In-Context Principle Learning from Mistakes

Paper · arXiv 2402.05403 · Published February 8, 2024
Prompts and Prompting

In-context learning (ICL, also known as fewshot prompting) has been the standard method of adapting LLMs to downstream tasks, by learning from a few input-output examples. Nonetheless, all ICL-based approaches only learn from correct input-output pairs. In this paper, we revisit this paradigm, by learning more from the few given input-output examples. We introduce Learning Principles (LEAP): First, we intentionally induce the model to make mistakes on these few examples; then the model itself reflects on these mistakes, and learn explicit taskspecific “principles” from them without any human supervision, which help solve similar problems and avoid common mistakes; finally, we prompt the model to answer unseen test questions using the original few-shot examples and these learned general principles. We evaluate LEAP on a wide range of benchmarks, including multi-hop question answering (Hotpot QA), textual QA (DROP), Big-Bench Hard reasoning, and math problems (GSM8K and MATH); in all these benchmarks, LEAP improves the strongest available LLMs such as GPT-3.5-turbo, GPT-4, GPT-4-turbo and Claude-2.1. For example, LEAP improves over the standard few-shot prompting using GPT-4 by 7.5% in DROP, and by 3.3% in HotpotQA.

Introduction. The rise of large language models (LLMs; Radford et al., 2019; Chowdhery et al., 2022; Zhang et al., 2022; Li et al., 2022; Anil et al., 2023; Touvron et al., 2023a;b) that are too costly to finetune for downstream tasks has led to the growing popularity of in-context learning (ICL), also known as few-shot prompting (Brown et al., 2020; Liu et al., 2023; Wei et al., 2023). In in-context learning, the LLM is provided with a few (e.g., three) input-output task-specific examples in its prompt, along with an unseen test input. Using this emergent ability (Wei et al., 2022b), the LLM is then expected to generate output for the test input. The LLM generates this output by implicitly learning the task from the few given examples, at inference time. ICL was shown to be extremely effective and data-efficient across a variety of tasks and domains (Min et al., 2022a; Alayrac et al., 2022; Liu et al., 2021; Lu et al., 2023), mainly because it allows for downstream task-adaptation without training. Further, ICL enables generalization using only a few annotated examples.
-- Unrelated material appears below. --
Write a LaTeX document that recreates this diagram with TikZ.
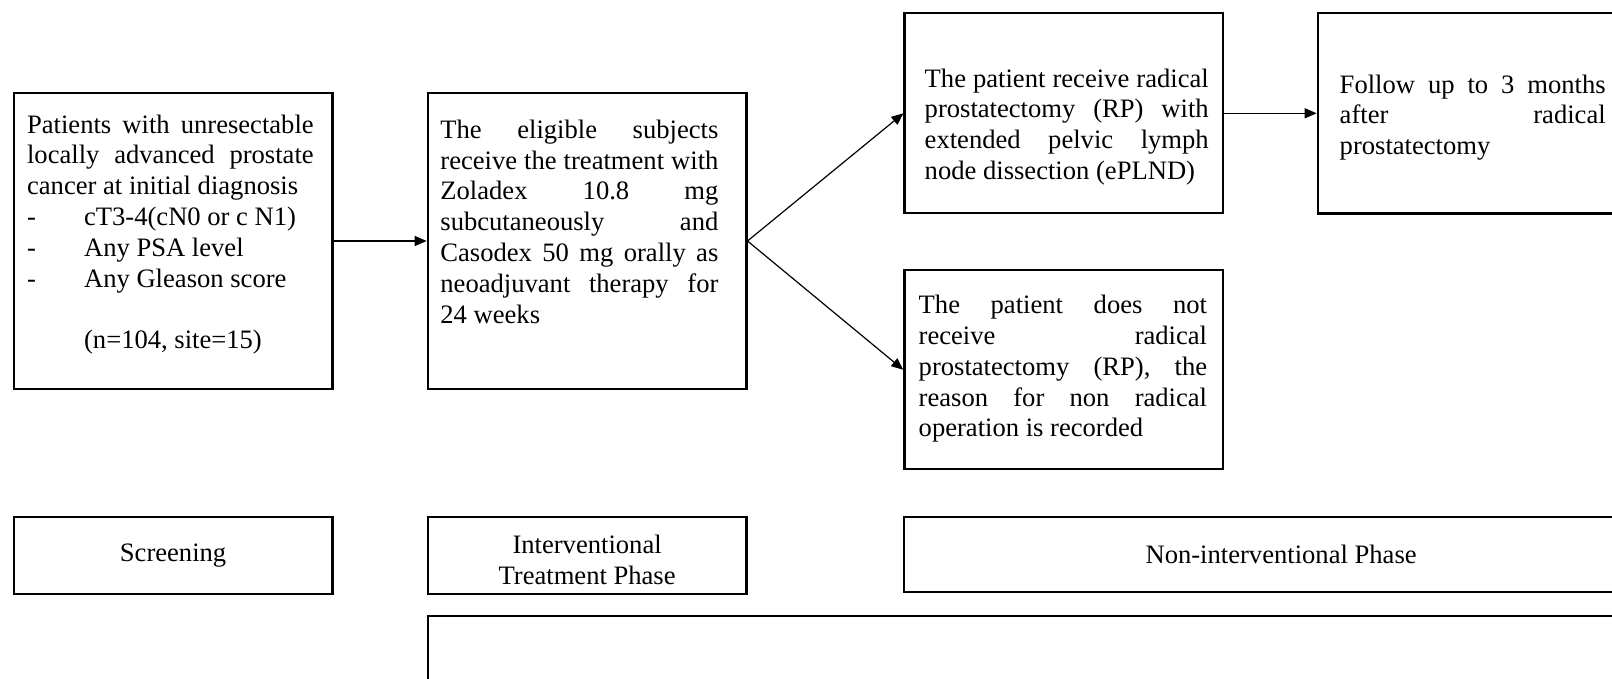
\documentclass[tikz,border=0pt]{standalone}
\usepackage{fontspec}
\setmainfont{Liberation Serif}
\usetikzlibrary{arrows.meta}
\tolerance=10000
\hbadness=10000
\hyphenpenalty=10000
\exhyphenpenalty=10000

\begin{document}
\begin{tikzpicture}[x = 0.5pt, y = -0.5pt,
		box/.style = {draw, line width = 1.1pt, inner sep = 0pt, anchor = north west, minimum width = 159.3pt, font = \fontsize{13.3}{15.4}\selectfont},
		txt/.style = {anchor = north west, inner sep = 0pt, align = justify, font = \fontsize{13.3}{15.4}\selectfont}]
					\useasboundingbox (0,0) rectangle (1612,679);
					\clip (0,0) rectangle (1612,679);

					\node [box, minimum height = 148.2pt] (patients) at (12.7,91.7) {};
					\node [txt, text width = 143.3pt] (patientstxt) at (26.7,111.1)
						{\strut Patients with unresectable\linebreak locally advanced prostate\linebreak cancer at initial diagnosis\\
						\makebox[28.5pt][l]{-}cT3-4(cN0 or c N1)\\
						\makebox[28.5pt][l]{-}Any PSA level\\
						\makebox[28.5pt][l]{-}Any Gleason score\\[15.4pt]
						\hspace*{28.5pt}(n=104, site=15)};

					\node [box, minimum height = 148.2pt] (eligible) at (426.7,91.7) {};
					\node [txt, text width = 139pt] (eligibletxt) at (440,116.4)
						{\strut The eligible subjects\linebreak receive the treatment with\linebreak Zoladex 10.8 mg\linebreak subcutaneously and\linebreak Casodex 50 mg orally as\linebreak neoadjuvant therapy for\linebreak 24 weeks};

					\node [box, minimum height = 99.9pt] (rp) at (903.4,12.3) {};
					\node [txt, text width = 142pt] (rptxt) at (924.3,65.1)
						{\strut The patient receive radical\linebreak prostatectomy (RP) with\linebreak extended pelvic lymph\linebreak node dissection (ePLND)};

					\node [box, minimum height = 100.2pt] (followup) at (1316.7,12) {};
					\node [txt, text width = 133pt] (followuptxt) at (1339.3,71.1)
						{\strut Follow up to 3 months\linebreak after radical\linebreak prostatectomy};

					\node [box, minimum height = 99.4pt] (norp) at (903.3,269.3) {};
					\node [txt, text width = 144.2pt] (norptxt) at (918.3,291.7)
						{\strut The patient does not\linebreak receive radical\linebreak prostatectomy (RP), the\linebreak reason for non radical\linebreak operation is recorded};

					\node [box, minimum height = 38.5pt] (screening) at (12.7,516) {Screening};
					\node [box, minimum height = 38.5pt] (interventional) at (426.7,516)
						{\raisebox{-3.6pt}[\height][\depth]{\begin{tabular}{@{}c@{}}Interventional\\Treatment Phase\end{tabular}}};
					\node [box, minimum height = 37.5pt, minimum width = 377pt] (noninterventional) at (903,516) {Non-interventional Phase};
					\node [box, minimum height = 60pt, minimum width = 700pt] (bottom) at (426.7,615) {};

					\begin{scope}[line width = 0.6pt, -{Triangle[length = 6pt, width = 5pt]}]
						\draw (patients.east) -- (eligible.west);
						\draw (eligible.east) -- (rp.west);
						\draw (eligible.east) -- (norp.west);
						\draw (rp.east) -- (followup.west);
					\end{scope}
				\end{tikzpicture}
\end{document}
Discussion / Conclusion. In this paper, we introduce Learning Principles (LEAP), a novel approach that allows LLMs to learn more out of given few-shot examples, by intentionally making mistakes on these examples; reflecting on the mistakes; and finally articulating explicit task-specific principles, which helps avoid similar mistakes in the future. LEAP requires exactly the same number of labeled examples as fewshot prompting, and allows improving a variety of strong LLMs (GPT-3.5-turbo, GPT-4, GPT-4-turbo and Gemini Pro) across a broad range of reasoning tasks (DROP, HotpotQA, GSM8K , MATH, and Big-Bench Hard). We believe that LEAP unlocks new possibilities from learning in the traditional concept of few-shot in-context learning, by learning from mistakes, rather than learning from positive examples only.